The power and political systems currently could see a Zanu government in perpetuity. Its stranglehold on all instruments of power, the army, the judiciary and the executive, enables it to carefully craft elections to maximze its electability. Who would blame them? Zanu, perhaps more than any other liberation movement in Africa, has many reasons for maintain a grip on power. Nowhere else has a ruling group exhibited such dereliction of responsibility and rampant abuse of power and remain in charge. Elsewhere such have elicited violent reactions in civil strife and violent coups. The fear of having to account for past misdeeds runs deep in the minds and actions of Zanu leaders.
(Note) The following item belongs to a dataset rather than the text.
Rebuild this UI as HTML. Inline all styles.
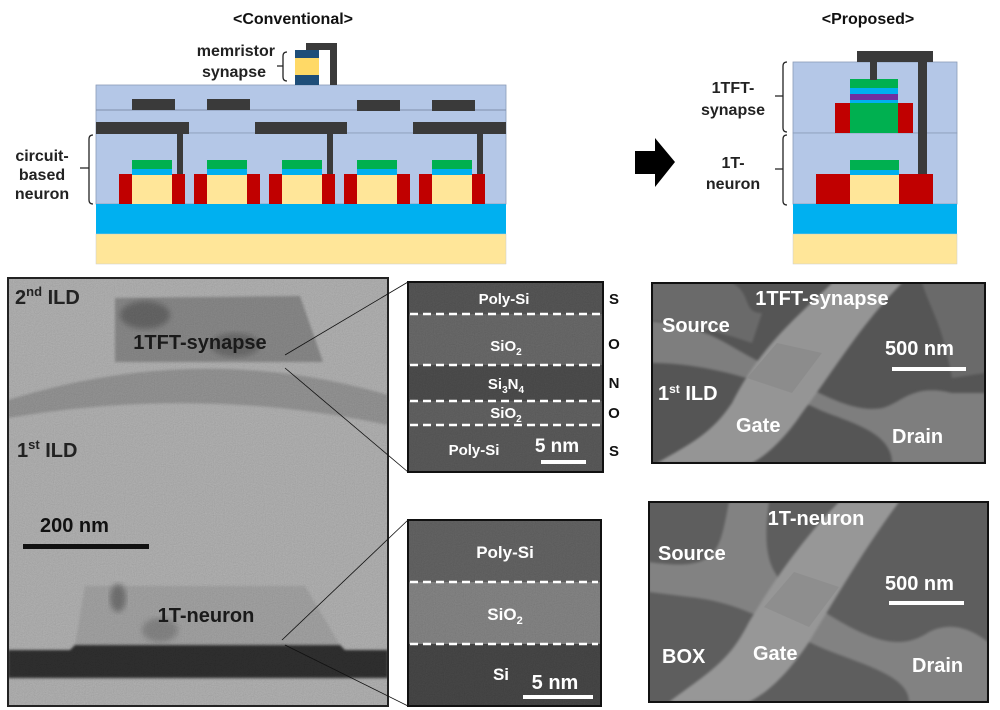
<!DOCTYPE html>
<html><head><meta charset="utf-8">
<style>
html,body{margin:0;padding:0;background:#fff;}
body{width:1000px;height:710px;overflow:hidden;position:relative;font-family:"Liberation Sans",sans-serif;}
svg{position:absolute;left:0;top:0;}
</style></head>
<body>
<svg width="1000" height="710" viewBox="0 0 1000 710">
<defs>
  <filter id="noise" x="0" y="0" width="100%" height="100%">
    <feTurbulence type="fractalNoise" baseFrequency="0.9" numOctaves="2" seed="3" result="t"/>
    <feColorMatrix type="saturate" values="0" in="t" result="g"/>
    <feComponentTransfer in="g" result="a"><feFuncA type="linear" slope="0" intercept="0.35"/></feComponentTransfer>
    <feComposite in="a" in2="SourceGraphic" operator="in" result="n"/>
    <feBlend in="SourceGraphic" in2="n" mode="multiply"/>
  </filter>
  <filter id="blur3"><feGaussianBlur stdDeviation="3"/></filter>
  <filter id="blur1"><feGaussianBlur stdDeviation="1.2"/></filter>
</defs>
<g font-weight="bold" fill="#222">

<!-- ===== Conventional ===== -->
<g>
  <text x="293" y="24" text-anchor="middle" font-size="16" font-weight="bold" fill="#111">&lt;Conventional&gt;</text>
  <rect x="96" y="85" width="410" height="48" fill="#b4c7e7" stroke="#8a9bb8" stroke-width="0.8"/>
  <line x1="96" y1="110" x2="506" y2="110" stroke="#7f8fab" stroke-width="1"/>
  <rect x="96" y="133" width="410" height="71" fill="#b4c7e7" stroke="#8a9bb8" stroke-width="0.8"/>
  <rect x="96" y="204" width="410" height="30" fill="#00b0f0"/>
  <rect x="96" y="234" width="410" height="30" fill="#ffe699" stroke="#ccc" stroke-width="0.5"/>
  <g fill="#3a3a3a">
    <rect x="132" y="99" width="43" height="11"/><rect x="207" y="99" width="43" height="11"/>
    <rect x="357" y="100" width="43" height="11"/><rect x="432" y="100" width="43" height="11"/>
    <rect x="96" y="122" width="93" height="12"/><rect x="255" y="122" width="92" height="12"/><rect x="413" y="122" width="93" height="12"/>
    <rect x="177" y="134" width="6" height="40"/><rect x="327" y="134" width="6" height="40"/><rect x="477" y="134" width="6" height="40"/>
  </g>
  <g>
    <g><rect x="119" y="174" width="13" height="30" fill="#c00000"/><rect x="132" y="175" width="40" height="29" fill="#ffe699"/><rect x="172" y="174" width="13" height="30" fill="#c00000"/><rect x="132" y="169" width="40" height="6" fill="#00b0f0"/><rect x="132" y="160" width="40" height="9" fill="#00b050"/></g>
    <g transform="translate(75,0)"><rect x="119" y="174" width="13" height="30" fill="#c00000"/><rect x="132" y="175" width="40" height="29" fill="#ffe699"/><rect x="172" y="174" width="13" height="30" fill="#c00000"/><rect x="132" y="169" width="40" height="6" fill="#00b0f0"/><rect x="132" y="160" width="40" height="9" fill="#00b050"/></g>
    <g transform="translate(150,0)"><rect x="119" y="174" width="13" height="30" fill="#c00000"/><rect x="132" y="175" width="40" height="29" fill="#ffe699"/><rect x="172" y="174" width="13" height="30" fill="#c00000"/><rect x="132" y="169" width="40" height="6" fill="#00b0f0"/><rect x="132" y="160" width="40" height="9" fill="#00b050"/></g>
    <g transform="translate(225,0)"><rect x="119" y="174" width="13" height="30" fill="#c00000"/><rect x="132" y="175" width="40" height="29" fill="#ffe699"/><rect x="172" y="174" width="13" height="30" fill="#c00000"/><rect x="132" y="169" width="40" height="6" fill="#00b0f0"/><rect x="132" y="160" width="40" height="9" fill="#00b050"/></g>
    <g transform="translate(300,0)"><rect x="119" y="174" width="13" height="30" fill="#c00000"/><rect x="132" y="175" width="40" height="29" fill="#ffe699"/><rect x="172" y="174" width="13" height="30" fill="#c00000"/><rect x="132" y="169" width="40" height="6" fill="#00b0f0"/><rect x="132" y="160" width="40" height="9" fill="#00b050"/></g>
  </g>
  <g>
    <rect x="295" y="50" width="24" height="8" fill="#1f4e79"/>
    <rect x="295" y="58" width="24" height="17" fill="#ffd966"/>
    <rect x="295" y="75" width="24" height="10" fill="#1f4e79"/>
    <path d="M306 43 H337 V85 H330 V50 H306 Z" fill="#3a3a3a"/>
  </g>
  <text x="275" y="56" text-anchor="end" font-size="16">memristor</text>
  <text x="266" y="77" text-anchor="end" font-size="16">synapse</text>
  <path d="M287 52 q-4 0 -4 4 v10 h-6 h6 v11 q0 4 4 4" fill="none" stroke="#222" stroke-width="1.3"/>
  <text x="42" y="161" text-anchor="middle" font-size="16"><tspan x="42">circuit-</tspan><tspan x="42" dy="19">based</tspan><tspan x="42" dy="19">neuron</tspan></text>
  <path d="M93 135 q-4 0 -4 4 v29 h-9 h9 v32 q0 4 4 4" fill="none" stroke="#222" stroke-width="1.3"/>
</g>

<!-- arrow -->
<path d="M635 151 H655 V138 L675 162 L655 187 V174 H635 Z" fill="#000"/>

<!-- ===== Proposed ===== -->
<g>
  <text x="868" y="24" text-anchor="middle" font-size="16" font-weight="bold" fill="#111">&lt;Proposed&gt;</text>
  <rect x="793" y="62" width="164" height="71" fill="#b4c7e7" stroke="#8a9bb8" stroke-width="0.8"/>
  <rect x="793" y="133" width="164" height="71" fill="#b4c7e7" stroke="#8a9bb8" stroke-width="0.8"/>
  <rect x="793" y="204" width="164" height="30" fill="#00b0f0"/>
  <rect x="793" y="234" width="164" height="30" fill="#ffe699" stroke="#ccc" stroke-width="0.5"/>
  <rect x="835" y="103" width="15" height="30" fill="#c00000"/><rect x="898" y="103" width="15" height="30" fill="#c00000"/>
  <rect x="850" y="103" width="48" height="30" fill="#00b050"/>
  <rect x="850" y="100" width="48" height="3" fill="#00b0f0"/>
  <rect x="850" y="94" width="48" height="6" fill="#7030a0"/>
  <rect x="850" y="88" width="48" height="6" fill="#00b0f0"/>
  <rect x="850" y="79" width="48" height="9" fill="#00b050"/>
  <rect x="816" y="174" width="34" height="30" fill="#c00000"/><rect x="899" y="174" width="34" height="30" fill="#c00000"/>
  <rect x="850" y="175" width="49" height="29" fill="#ffe699"/>
  <rect x="850" y="170" width="49" height="5" fill="#00b0f0"/>
  <rect x="850" y="160" width="49" height="10" fill="#00b050"/>
  <g fill="#3a3a3a"><rect x="857" y="51" width="76" height="11"/><rect x="870" y="62" width="7" height="18"/><rect x="918" y="51" width="9" height="123"/></g>
  <text x="733" y="93" text-anchor="middle" font-size="16"><tspan x="733">1TFT-</tspan><tspan x="733" dy="22">synapse</tspan></text>
  <text x="733" y="168" text-anchor="middle" font-size="16"><tspan x="733">1T-</tspan><tspan x="733" dy="21">neuron</tspan></text>
  <path d="M787 62 q-4 0 -4 4 v30 h-8 h8 v32 q0 4 4 4" fill="none" stroke="#222" stroke-width="1.3"/>
  <path d="M787 135 q-4 0 -4 4 v30 h-8 h8 v32 q0 4 4 4" fill="none" stroke="#222" stroke-width="1.3"/>
</g>

<!-- ===== TEM ===== -->
<g>
  <svg x="8" y="278" width="380" height="428" viewBox="8 278 380 428">
  <g filter="url(#noise)">
    <rect x="8" y="278" width="380" height="428" fill="#b8b8b8"/>
    <path d="M8 400 Q200 340 388 395 L388 425 Q200 385 8 418 Z" fill="#9a9a9a" filter="url(#blur1)"/>
    <path d="M115 298 L300 296 L323 362 L115 362 Z" fill="#8e8e8e" filter="url(#blur1)"/>
    <ellipse cx="145" cy="315" rx="25" ry="14" fill="#6a6a6a" filter="url(#blur3)"/>
    <ellipse cx="235" cy="345" rx="25" ry="12" fill="#707070" filter="url(#blur3)"/>
    <path d="M75 645 L85 586 L305 586 L340 645 Z" fill="#a9a9a9" filter="url(#blur1)"/>
    <ellipse cx="118" cy="598" rx="8" ry="14" fill="#777" filter="url(#blur3)"/>
    <ellipse cx="160" cy="630" rx="18" ry="12" fill="#8a8a8a" filter="url(#blur3)"/>
    <path d="M8 650 H70 L75 645 H340 L345 650 H388 V678 H8 Z" fill="#333" filter="url(#blur1)"/>
  </g>
  </svg>
  <rect x="8" y="278" width="380" height="428" fill="none" stroke="#222" stroke-width="2"/>
  <text x="15" y="304" font-size="20">2<tspan font-size="13" dy="-8">nd</tspan><tspan dy="8"> ILD</tspan></text>
  <text x="17" y="457" font-size="20">1<tspan font-size="13" dy="-8">st</tspan><tspan dy="8"> ILD</tspan></text>
  <text x="200" y="349" text-anchor="middle" font-size="20" fill="#1a1a1a">1TFT-synapse</text>
  <text x="206" y="622" text-anchor="middle" font-size="20" fill="#1a1a1a">1T-neuron</text>
  <text x="40" y="532" font-size="20" fill="#111">200 nm</text>
  <rect x="23" y="544" width="126" height="5" fill="#111"/>
</g>
<g stroke="#111" stroke-width="0.8">
  <line x1="285" y1="355" x2="408" y2="282"/><line x1="285" y1="368" x2="408" y2="472"/>
  <line x1="282" y1="640" x2="408" y2="520"/><line x1="285" y1="645" x2="408" y2="706"/>
</g>

<!-- ===== HRTEM upper ===== -->
<g>
  <svg x="408" y="282" width="195" height="190" viewBox="408 282 195 190">
  <g filter="url(#noise)">
    <rect x="408" y="282" width="195" height="190" fill="#5a5a5a"/>
    <rect x="408" y="314" width="195" height="51" fill="#6e6e6e"/>
    <rect x="408" y="365" width="195" height="36" fill="#505050"/>
    <rect x="408" y="401" width="195" height="24" fill="#666"/>
    <rect x="408" y="425" width="195" height="47" fill="#5e5e5e"/>
  </g>
  </svg>
  <rect x="408" y="282" width="195" height="190" fill="none" stroke="#111" stroke-width="2"/>
  <g stroke="#fff" stroke-width="2.5" stroke-dasharray="8 5"><line x1="410" y1="314" x2="600" y2="314"/><line x1="410" y1="365" x2="600" y2="365"/><line x1="410" y1="401" x2="600" y2="401"/><line x1="410" y1="425" x2="600" y2="425"/></g>
  <g fill="#fff" font-size="15" text-anchor="middle">
    <text x="504" y="304">Poly-Si</text>
    <text x="506" y="351">SiO<tspan font-size="10" dy="4">2</tspan></text>
    <text x="506" y="389">Si<tspan font-size="10" dy="4">3</tspan><tspan dy="-4">N</tspan><tspan font-size="10" dy="4">4</tspan></text>
    <text x="506" y="418">SiO<tspan font-size="10" dy="4">2</tspan></text>
    <text x="474" y="455">Poly-Si</text>
    <text x="557" y="452" font-size="19">5 nm</text>
  </g>
  <rect x="541" y="460" width="45" height="4" fill="#fff"/>
  <g font-size="15" fill="#111" text-anchor="middle">
    <text x="614" y="304">S</text><text x="614" y="349">O</text><text x="614" y="388">N</text><text x="614" y="418">O</text><text x="614" y="456">S</text>
  </g>
</g>

<!-- ===== HRTEM lower ===== -->
<g>
  <svg x="408" y="520" width="193" height="186" viewBox="408 520 193 186">
  <g filter="url(#noise)">
    <rect x="408" y="520" width="193" height="62" fill="#686868"/>
    <rect x="408" y="582" width="193" height="62" fill="#8a8a8a"/>
    <rect x="408" y="644" width="193" height="62" fill="#4a4a4a"/>
  </g>
  </svg>
  <rect x="408" y="520" width="193" height="186" fill="none" stroke="#111" stroke-width="2"/>
  <g stroke="#fff" stroke-width="2.5" stroke-dasharray="8 5"><line x1="410" y1="582" x2="598" y2="582"/><line x1="410" y1="644" x2="598" y2="644"/></g>
  <g fill="#fff" font-size="17" text-anchor="middle">
    <text x="505" y="558">Poly-Si</text>
    <text x="505" y="620">SiO<tspan font-size="11" dy="4">2</tspan></text>
    <text x="501" y="680">Si</text>
    <text x="555" y="689" font-size="20">5 nm</text>
  </g>
  <rect x="523" y="695" width="70" height="4" fill="#fff"/>
</g>

<!-- ===== SEM upper ===== -->
<g>
  <svg x="652" y="283" width="333" height="180" viewBox="0 0 333 180">
    <rect width="333" height="180" fill="#555"/>
    <path d="M0 38 C60 45 70 60 110 80 C170 112 200 130 230 125 C250 120 260 100 300 110 L333 110 L333 180 L240 180 C240 150 200 140 170 128 L110 100 C80 90 40 80 0 80 Z" fill="#7e7e7e" filter="url(#blur1)"/>
    <path d="M0 0 H80 C100 10 90 30 110 30 L100 60 C70 50 40 40 0 38 Z" fill="#6a6a6a" filter="url(#blur1)"/>
    <path d="M270 0 H333 V90 L300 95 C290 40 280 30 270 0 Z" fill="#6a6a6a" filter="url(#blur1)"/>
    <path d="M5 180 C40 160 60 150 80 120 C110 60 150 30 180 0 L250 0 C210 40 180 90 150 130 C130 160 110 175 100 180 Z" fill="#959595" filter="url(#blur1)"/>
    <path d="M95 95 L125 60 L170 70 L140 110 Z" fill="#8c8c8c"/>
  </svg>
  <rect x="652" y="283" width="333" height="180" fill="none" stroke="#111" stroke-width="2"/>
  <g fill="#fff" font-size="20">
    <text x="822" y="305" text-anchor="middle">1TFT-synapse</text>
    <text x="662" y="332">Source</text>
    <text x="885" y="355">500 nm</text>
    <text x="658" y="400">1<tspan font-size="12" dy="-7">st</tspan><tspan dy="7"> ILD</tspan></text>
    <text x="736" y="432">Gate</text>
    <text x="892" y="443">Drain</text>
  </g>
  <rect x="892" y="367" width="74" height="4" fill="#fff"/>
</g>

<!-- ===== SEM lower ===== -->
<g>
  <svg x="649" y="502" width="339" height="200" viewBox="0 0 339 200">
    <rect width="339" height="200" fill="#5e5e5e"/>
    <path d="M0 60 C70 70 70 50 80 0 L120 0 C110 70 130 80 160 100 C220 140 250 150 280 130 C300 120 320 125 339 140 L339 200 L260 200 C260 170 200 160 160 140 C120 120 90 100 40 95 L0 90 Z" fill="#828282" filter="url(#blur1)"/>
    <path d="M20 200 C60 170 80 160 100 120 C130 70 160 30 190 0 L250 0 C220 40 190 90 160 140 C140 170 120 190 100 200 Z" fill="#979797" filter="url(#blur1)"/>
    <path d="M115 105 L145 70 L190 85 L160 125 Z" fill="#8e8e8e"/>
  </svg>
  <rect x="649" y="502" width="339" height="200" fill="none" stroke="#111" stroke-width="2"/>
  <g fill="#fff" font-size="20">
    <text x="816" y="525" text-anchor="middle">1T-neuron</text>
    <text x="658" y="560">Source</text>
    <text x="885" y="590">500 nm</text>
    <text x="662" y="663">BOX</text>
    <text x="753" y="660">Gate</text>
    <text x="912" y="672">Drain</text>
  </g>
  <rect x="889" y="601" width="75" height="4" fill="#fff"/>
</g>

</g>
</svg>
</body></html>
Our governing party must however, take the plunge safe in the knowledge that Zimbabweans are not a vengeful people. Earlier I alluded to passivity of Zimbabweans in the face of abuse. Like many attributes has appositive side to it. The people's live and let die attitude shields them from harbouring lasting bitterness. Zimbabweans' ability to move on perhaps takes a leaf from the words of Mandela, an icon with no parallel yet. A quote from his book: "As I walked out the door toward the gate that would lead to my freedom, I knew if I didn't leave my bitterness and hatred behind, I'd still be in prison."  This, after twenty seven years of incarceration in most appalling and inhospitable conditions!

Zanu would be well advised to ride this forgiving spirit of Zimbabweans whilst it lasts. If President Mnangagwa indeed lived up to his call for national peace and togetherness, one reward would be to recover some dignity out of his sorely tarnished image, which I am sure he is well aware of. Who knows, history might even rank him among the visionaries who truly transformed the course of his coutry!

For the gallant MDC Alliance, a successful appeal against the ZEC verdict which would land victory with President Chamisa, might turn out to be pyrrhic. To end up President of such a divided and polarised nation would be akin to reaching out to a poisoned chalice. Greater value would ensue from allowing Zimbabweans find each other first, and the nation, its soul.